(Exercise) Set the data down again, exactly as it reads, but without the pictures.

(Given information)
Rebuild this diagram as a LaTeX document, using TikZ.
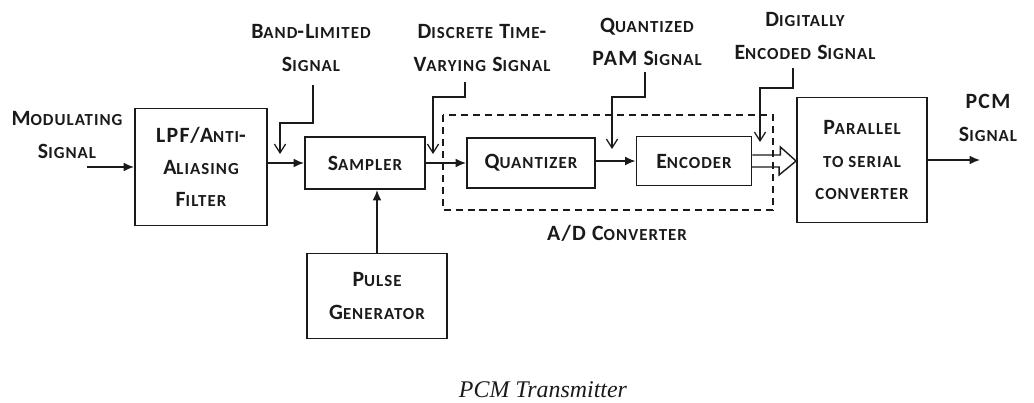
\documentclass[tikz,border=0pt]{standalone}
\usepackage{fontspec}
\newfontfamily\blkfont[LetterSpace=6]{Carlito}
\newfontfamily\capfont{Liberation Serif}
\usetikzlibrary{positioning, arrows.meta}
\definecolor{ink}{HTML}{1A1A1A}
% fake small caps: rest of word in smaller capitals
\newcommand\lsc[1]{{\fontsize{12}{23}\selectfont\MakeUppercase{#1}}}
\tikzset{
  every node/.style = {text=ink},
  pcmtxt/.style   = {font=\blkfont\bfseries\fontsize{15.5}{23}\selectfont, align=center},
  pcmblk/.style   = {pcmtxt, draw=ink, line width=1.3pt, inner sep=0pt},
  pcmsig/.style   = {-{Latex[length=2.6mm,width=2.2mm]}, draw=ink, line width=1.1pt},
  pcmptr/.style   = {-{Straight Barb[length=2.2mm,width=2.8mm]}, draw=ink, line width=0.9pt},
  pcmbus/.style   = {draw=ink, line width=1pt, line join=miter},
  pcmad/.style    = {draw=ink, dash pattern=on 5pt off 3.5pt, line width=0.9pt},
  pcmcap/.style   = {font=\capfont\itshape\fontsize{17}{20}\selectfont},
}

\begin{document}
\begin{tikzpicture}[x=0.025cm, y=-0.025cm]
\useasboundingbox (0,0) rectangle (1034,402);

% blocks
\node[pcmblk, minimum width=3.3cm, minimum height=2.925cm] (lpf) at (201,167)
  {LPF/A\lsc{nti}-\\A\lsc{liasing}\\F\lsc{ilter}};
\node[pcmblk, minimum width=3.0cm, minimum height=1.3cm] (samp) at (365,163) {S\lsc{ampler}};
\node[pcmblk, minimum width=3.2cm, minimum height=1.25cm] (quant) at (531,163) {Q\lsc{uantizer}};
\node[pcmblk, minimum width=2.875cm, minimum height=1.225cm] (enc) at (694,161) {E\lsc{ncoder}};
\node[pcmblk, minimum width=3.25cm, minimum height=3.125cm] (pts) at (862,160)
  {P\lsc{arallel}\\\lsc{to serial}\\\lsc{converter}};
\node[pcmblk, minimum width=3.5cm, minimum height=2.125cm] (pulse) at (377,296)
  {P\lsc{ulse}\\G\lsc{enerator}};

% A/D converter
\draw[pcmad] (443,115) rectangle (773,210);
\node[pcmtxt] (adc) at (617,233) {A/D C\lsc{onverter}};

% signal labels
\node[pcmtxt] (modlbl) at (67,135) {M\lsc{odulating}\\S\lsc{ignal}};
\node[pcmtxt] (bllbl) at (311,48) {B\lsc{and}-L\lsc{imited}\\S\lsc{ignal}};
\node[pcmtxt] (dtlbl) at (482,48) {D\lsc{iscrete} T\lsc{ime}-\\V\lsc{arying} S\lsc{ignal}};
\node[pcmtxt] (qplbl) at (647,42) {Q\lsc{uantized}\\PAM S\lsc{ignal}};
\node[pcmtxt] (delbl) at (805,36) {D\lsc{igitally}\\E\lsc{ncoded} S\lsc{ignal}};
\node[pcmtxt] (pcmlbl) at (988,118) {PCM\\S\lsc{ignal}};

% main path
\coordinate (modin) at (87,167);
\coordinate (pcmout) at (980,160);
\draw[pcmsig] (modin) -- (lpf);
\draw[pcmsig] (lpf.east |- samp) -- (samp);
\draw[pcmsig] (samp) -- (quant.west |- samp);
\draw[pcmsig] (quant.east |- enc) -- (enc);
\draw[pcmsig] (pts) -- (pcmout);
\draw[pcmsig] (pulse) -- (pulse |- samp.south);
% parallel bus
\draw[pcmbus] (enc.east) ++(0,-6) -- ++(28,0) -- ++(0,-8) -- (pts.west |- enc)
  -- ++(-17,14) -- ++(0,-8) -- ++(-28,0);

% pointers
\coordinate (bl1) at (313,85);  \coordinate (bl2) at (280,123); \coordinate (bl3) at (280,154);
\coordinate (dt1) at (465,82);  \coordinate (dt2) at (433,97);  \coordinate (dt3) at (433,154);
\coordinate (qp1) at (645,72);  \coordinate (qp2) at (612,97);  \coordinate (qp3) at (612,149);
\coordinate (de1) at (793,68);  \coordinate (de2) at (760,88);  \coordinate (de3) at (760,142);
\draw[pcmptr] (bl1) |- (bl2) -- (bl3);
\draw[pcmptr] (dt1) |- (dt2) -- (dt3);
\draw[pcmptr] (qp1) |- (qp2) -- (qp3);
\draw[pcmptr] (de1) |- (de2) -- (de3);

\node[pcmcap] (cap) at (543,390) {PCM Transmitter};
\end{tikzpicture}
\end{document}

(Solution to this task)
Rebuild this diagram as a LaTeX document, using TikZ.
\documentclass[tikz,border=0pt]{standalone}
\usepackage{fontspec}
\newfontfamily\blkfont[LetterSpace=6]{Carlito}
\newfontfamily\capfont{Liberation Serif}
\usetikzlibrary{positioning, arrows.meta}
\definecolor{ink}{HTML}{1A1A1A}
% fake small caps: rest of word in smaller capitals
\newcommand\lsc[1]{{\fontsize{12}{23}\selectfont\MakeUppercase{#1}}}
\tikzset{
  every node/.style = {text=ink},
  pcmtxt/.style   = {font=\blkfont\bfseries\fontsize{15.5}{23}\selectfont, align=center},
  pcmblk/.style   = {pcmtxt, draw=ink, line width=1.3pt, inner sep=0pt},
  pcmsig/.style   = {-{Latex[length=2.6mm,width=2.2mm]}, draw=ink, line width=1.1pt},
  pcmptr/.style   = {-{Straight Barb[length=2.2mm,width=2.8mm]}, draw=ink, line width=0.9pt},
  pcmbus/.style   = {draw=ink, line width=1pt, line join=miter},
  pcmad/.style    = {draw=ink, dash pattern=on 5pt off 3.5pt, line width=0.9pt},
  pcmcap/.style   = {font=\capfont\itshape\fontsize{17}{20}\selectfont},
}

\begin{document}
\begin{tikzpicture}[x=0.025cm, y=-0.025cm]
\useasboundingbox (0,0) rectangle (1034,402);

% blocks
\node[pcmblk, minimum width=3.3cm, minimum height=2.925cm] (lpf) at (201,167)
  {LPF/A\lsc{nti}-\\A\lsc{liasing}\\F\lsc{ilter}};
\node[pcmblk, minimum width=3.0cm, minimum height=1.3cm] (samp) at (365,163) {S\lsc{ampler}};
\node[pcmblk, minimum width=3.2cm, minimum height=1.25cm] (quant) at (531,163) {Q\lsc{uantizer}};
\node[pcmblk, minimum width=2.875cm, minimum height=1.225cm] (enc) at (694,161) {E\lsc{ncoder}};
\node[pcmblk, minimum width=3.25cm, minimum height=3.125cm] (pts) at (862,160)
  {P\lsc{arallel}\\\lsc{to serial}\\\lsc{converter}};
\node[pcmblk, minimum width=3.5cm, minimum height=2.125cm] (pulse) at (377,296)
  {P\lsc{ulse}\\G\lsc{enerator}};

% A/D converter
\draw[pcmad] (443,115) rectangle (773,210);
\node[pcmtxt] (adc) at (617,233) {A/D C\lsc{onverter}};

% signal labels
\node[pcmtxt] (modlbl) at (67,135) {M\lsc{odulating}\\S\lsc{ignal}};
\node[pcmtxt] (bllbl) at (311,48) {B\lsc{and}-L\lsc{imited}\\S\lsc{ignal}};
\node[pcmtxt] (dtlbl) at (482,48) {D\lsc{iscrete} T\lsc{ime}-\\V\lsc{arying} S\lsc{ignal}};
\node[pcmtxt] (qplbl) at (647,42) {Q\lsc{uantized}\\PAM S\lsc{ignal}};
\node[pcmtxt] (delbl) at (805,36) {D\lsc{igitally}\\E\lsc{ncoded} S\lsc{ignal}};
\node[pcmtxt] (pcmlbl) at (988,118) {PCM\\S\lsc{ignal}};

% main path
\coordinate (modin) at (87,167);
\coordinate (pcmout) at (980,160);
\draw[pcmsig] (modin) -- (lpf);
\draw[pcmsig] (lpf.east |- samp) -- (samp);
\draw[pcmsig] (samp) -- (quant.west |- samp);
\draw[pcmsig] (quant.east |- enc) -- (enc);
\draw[pcmsig] (pts) -- (pcmout);
\draw[pcmsig] (pulse) -- (pulse |- samp.south);
% parallel bus
\draw[pcmbus] (enc.east) ++(0,-6) -- ++(28,0) -- ++(0,-8) -- (pts.west |- enc)
  -- ++(-17,14) -- ++(0,-8) -- ++(-28,0);

% pointers
\coordinate (bl1) at (313,85);  \coordinate (bl2) at (280,123); \coordinate (bl3) at (280,154);
\coordinate (dt1) at (465,82);  \coordinate (dt2) at (433,97);  \coordinate (dt3) at (433,154);
\coordinate (qp1) at (645,72);  \coordinate (qp2) at (612,97);  \coordinate (qp3) at (612,149);
\coordinate (de1) at (793,68);  \coordinate (de2) at (760,88);  \coordinate (de3) at (760,142);
\draw[pcmptr] (bl1) |- (bl2) -- (bl3);
\draw[pcmptr] (dt1) |- (dt2) -- (dt3);
\draw[pcmptr] (qp1) |- (qp2) -- (qp3);
\draw[pcmptr] (de1) |- (de2) -- (de3);

\node[pcmcap] (cap) at (543,390) {PCM Transmitter};
\end{tikzpicture}
\end{document}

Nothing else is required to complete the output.